Радость, переполнявшая Розу Келлер в утро, когда она подошла к водяному зеркалу, объяснялась не только открытием, что штукатурка воскресит Нарцисса, но и тем фактом, что незадолго до этого ликующего пробуждения, прошлым вечером, ее уши уловили разговор неких ночных гуляк. Различив неподалеку шаги, Роза Келлер принялась было издавать проверенные отпугивающие сигналы, но интуиция подсказала ей унять свист и вслушаться. Гуляки спорили о смерти какой-то Маргериты Кост. Препирались, кто виноват, кто невиновен. Швырялись обвинениями и перечисляли гипотезы о местопребывании убийцы, некоего Анри де Сада, который, обвиненный в чудовищном сексуальном преступлении, скрылся, но прежде столкнул свою обвинительницу, Маргериту Кост, в канализационный люк. Возможно ли такое совпадение? Кого они подразумевали под Маргеритой Кост? Неужто Анри де Сад — серийный убийца? Или, обознавшись на темной площади, Анри де Сад напал не на ту жертву и вместо Маргериты Кост толкнул в клоаку первую встречную — то есть Розу Келлер? Откуда этим двоим бродягам знать, что убита действительно Маргерита Кост, а не Роза Келлер? Были ли сделаны официальные заключения? Розу Келлер мало заботили ответы на все эти (и многие другие) вопросы, и все же подслушанный по счастливому случаю диалог полуночников пролил свет на неясный объект ее мести: Анри де Сада.
Роза Келлер покинула убежище и вернулась в город, благоразумно никому не открывая своего подлинного имени. Так началась ее охота. Ей стало известно, что Анри де Сад спрятался в лабиринте канализационных ходов, и авантюрная попытка выследить его в этих закоулках поставит ее в положение воинов, которые пробовали изловить Минотавра. На своей войне она применит хитрость против силы, но кровь все равно прольет. Алый поток — поклялась она себе — затопит город, разольется по всей стране, сделает красный национальным цветом, но, прежде чем окрашивать трупы в пурпур, следовало разработать беспроигрышный план, гарантирующий ей полную безнаказанность.
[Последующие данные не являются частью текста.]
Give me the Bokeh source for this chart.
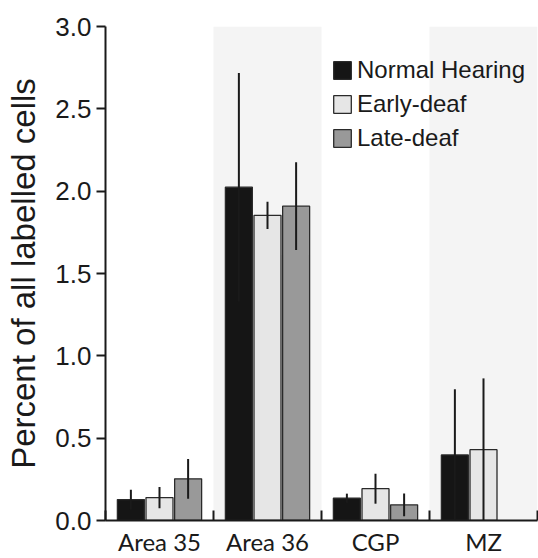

Скрытая\скрытый под самыми разнообразными личинами, она увидит, как покатятся с плеч головы жертв, применит бесконечные маскарадные ухищрения и девяносто девять имен Бога, чтобы предстать перед людьми, которых она желала прикончить, ибо, хоть она и знала, кому должна отомстить — то есть Анри де Саду, — она намеревалась распространить вендетту на всех, с кем имела старые счеты, не имеющие отношения к ее падению в глубины клоаки. Например, она клялась четвертовать тех, кто освистал ее после чтения стихов, которые она подписывала именем «Рроза Селяви», ибо Роза Келлер стремилась стать поэтессой и, повинуясь своему упорному желанию, два вечера в неделю декламировала перед столь же упрямыми людьми, но каждый раз сталкивалась со все более катастрофическим провалом, ибо с детства страдала паралексией (так сказать, «слепотой к словам», заставлявшей ее зачитывать вместо написанных слов другие, совершенно бессмысленные) и, сама того не замечая, превращала свои произведения в вавилонскую неразбериху, не дотягивающую даже до творения дадаиста, в маломощный, неудачный полиглотический полет фантазии, превращавший литературный вечер в комедию от риторики, карнавал от семантики, оргию от просодии, ведьмовский шабаш от фонетики. Провалы на вечерах разозлили Розу Келлер только теперь; прежде она быстро оправлялась от припадка ярости, утешалась другими видами творчества, которые воспламеняли в ней гордость и притупляли страдания непонятой поэтессы. Когда Роза Келлер делала «мостик», наряженная Ррозой Селяви, распевая какую-нибудь богемную песенку, аплодисменты публики вновь вселяли в нее желание жить, предвкушать следующий парад в изменчивом свете софитов, акцентирующем сияние ее макияжа с черными и золотыми блестками, делающем ее главным украшением театрика, единственного развлечения в том уже мертвом Париже, который из-за войны впал в ханжество, сделался гнездом посредственности и скуки.
Теперь, стоя у театра, новая Роза Келлер вспоминала недавнее счастливое прошлое, дни славы и триумфа. Она едва не попросила капельдинеров пропустить ее в артистические уборные: так хотелось в последний раз взглянуть на платья, на грим, оставленный у зеркала, на девушек, с которыми она танцевала канкан… Но ей стало ясно, что Розой Келлер она перестала быть на следующий день после падения в клоаку, а Рроза Селяви мертва, и это очень удобно; положение, в котором она оказалась, разбередило в ней злодейство, превратило ее в лютейшего зверя.